▼

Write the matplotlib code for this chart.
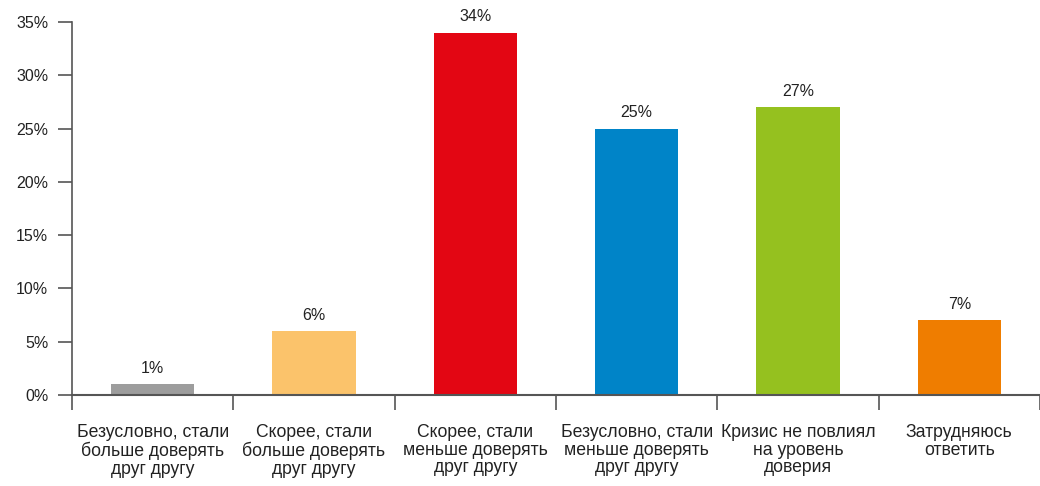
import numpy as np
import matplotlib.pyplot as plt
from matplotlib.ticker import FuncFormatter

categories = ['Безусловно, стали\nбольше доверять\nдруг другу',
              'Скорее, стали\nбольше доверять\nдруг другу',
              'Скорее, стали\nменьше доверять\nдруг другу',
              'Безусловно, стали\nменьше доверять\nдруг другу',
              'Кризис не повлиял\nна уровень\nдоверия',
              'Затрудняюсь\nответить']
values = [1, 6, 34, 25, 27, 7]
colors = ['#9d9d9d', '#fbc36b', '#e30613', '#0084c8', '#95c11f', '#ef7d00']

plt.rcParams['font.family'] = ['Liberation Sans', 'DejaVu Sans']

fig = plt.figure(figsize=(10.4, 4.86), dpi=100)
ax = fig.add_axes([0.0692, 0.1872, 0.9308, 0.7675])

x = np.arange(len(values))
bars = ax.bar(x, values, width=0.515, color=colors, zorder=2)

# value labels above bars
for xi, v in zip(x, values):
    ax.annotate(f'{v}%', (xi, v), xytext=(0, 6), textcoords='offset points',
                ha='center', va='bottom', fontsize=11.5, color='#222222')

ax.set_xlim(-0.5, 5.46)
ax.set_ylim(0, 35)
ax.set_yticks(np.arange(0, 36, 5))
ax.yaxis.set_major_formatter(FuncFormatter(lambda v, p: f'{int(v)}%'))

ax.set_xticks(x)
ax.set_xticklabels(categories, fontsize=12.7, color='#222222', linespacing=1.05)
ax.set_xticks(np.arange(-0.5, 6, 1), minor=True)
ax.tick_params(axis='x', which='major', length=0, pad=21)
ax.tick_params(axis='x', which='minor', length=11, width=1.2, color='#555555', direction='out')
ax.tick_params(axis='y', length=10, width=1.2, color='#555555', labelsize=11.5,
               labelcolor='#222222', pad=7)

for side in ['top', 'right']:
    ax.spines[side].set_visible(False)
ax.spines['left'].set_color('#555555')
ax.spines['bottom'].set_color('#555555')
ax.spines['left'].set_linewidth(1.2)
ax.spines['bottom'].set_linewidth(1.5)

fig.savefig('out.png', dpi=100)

▲

Exercise goal: Omit every picture, then reproduce the rest of the listing exactly.

Answer to the exercise:
Write the matplotlib code for this chart.
import numpy as np
import matplotlib.pyplot as plt
from matplotlib.ticker import FuncFormatter

categories = ['Безусловно, стали\nбольше доверять\nдруг другу',
              'Скорее, стали\nбольше доверять\nдруг другу',
              'Скорее, стали\nменьше доверять\nдруг другу',
              'Безусловно, стали\nменьше доверять\nдруг другу',
              'Кризис не повлиял\nна уровень\nдоверия',
              'Затрудняюсь\nответить']
values = [1, 6, 34, 25, 27, 7]
colors = ['#9d9d9d', '#fbc36b', '#e30613', '#0084c8', '#95c11f', '#ef7d00']

plt.rcParams['font.family'] = ['Liberation Sans', 'DejaVu Sans']

fig = plt.figure(figsize=(10.4, 4.86), dpi=100)
ax = fig.add_axes([0.0692, 0.1872, 0.9308, 0.7675])

x = np.arange(len(values))
bars = ax.bar(x, values, width=0.515, color=colors, zorder=2)

# value labels above bars
for xi, v in zip(x, values):
    ax.annotate(f'{v}%', (xi, v), xytext=(0, 6), textcoords='offset points',
                ha='center', va='bottom', fontsize=11.5, color='#222222')

ax.set_xlim(-0.5, 5.46)
ax.set_ylim(0, 35)
ax.set_yticks(np.arange(0, 36, 5))
ax.yaxis.set_major_formatter(FuncFormatter(lambda v, p: f'{int(v)}%'))

ax.set_xticks(x)
ax.set_xticklabels(categories, fontsize=12.7, color='#222222', linespacing=1.05)
ax.set_xticks(np.arange(-0.5, 6, 1), minor=True)
ax.tick_params(axis='x', which='major', length=0, pad=21)
ax.tick_params(axis='x', which='minor', length=11, width=1.2, color='#555555', direction='out')
ax.tick_params(axis='y', length=10, width=1.2, color='#555555', labelsize=11.5,
               labelcolor='#222222', pad=7)

for side in ['top', 'right']:
    ax.spines[side].set_visible(False)
ax.spines['left'].set_color('#555555')
ax.spines['bottom'].set_color('#555555')
ax.spines['left'].set_linewidth(1.2)
ax.spines['bottom'].set_linewidth(1.5)

fig.savefig('out.png', dpi=100)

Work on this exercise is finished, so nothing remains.